According to the bosses’ press (La Jornada and the LA Times) the strike misleaders learned from Cesar Chavez, the pacifist reformist sellout UFW President. One of them, Eloy Fernandez, “said he draws from his union organizing experience in California to keep angry protestors in Mexico from resorting to violence.” (LA Times, 3/28)
Another such misleader, Fidel Sanchez Gabriel, also says he learned from Cesar Chavez and organized a union of farm workers in Florida. Many churches and NGOs from the US are trying to steer this movement into a pacifist movement for reforms.
This reformism and pacifism contrasts sharply with the anger and needs of farmworkers and their families, forced into slave conditions in unsanitary labor camps for low wages. They are forced to buy food, diapers and soda from stores which charge them high prices and keep them constantly in debt. They have little to no water. If caught trying to escape from the labor camp, they can be beaten, and their belongings taken. About 100,000 Mexican farmworkers are children under 14 years old.
The pacifism and reformism of these leaders also stands in sharp contrast to the needs of Mexico’s industrial workers, who produce cars and other manufactured goods at wages lower than in China.

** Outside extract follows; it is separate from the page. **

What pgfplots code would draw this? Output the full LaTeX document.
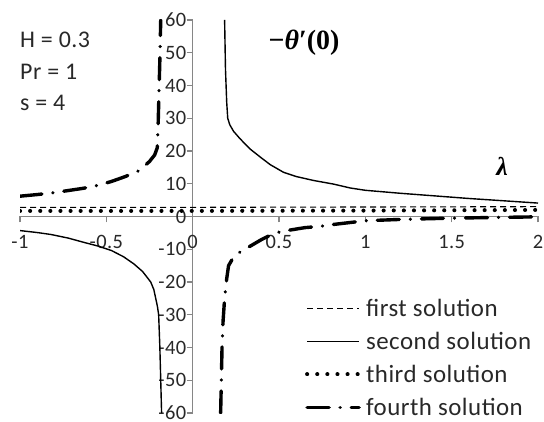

Farmworkers should reject the no-win policy of these leaders. Cesar Chavez’ policies have not helped California farmworkers. They are a cruel joke. Today, the vast majority have no union. Only 2000 work under UFW union sweetheart contracts, and these only because the bosses want to keep the UFW and Chavez’ pacifist politics alive. Those under UFW contracts, which include a no-strike clause, get even lower wages than those without contracts.
The bosses fear that workers in the fields and cities will take up the fight for a communist society that meets our needs. Let’s make their worst fears a reality by mobilizing masses for communism.
We invite all workers to join and build the ICWP and to march on May Day for Communism.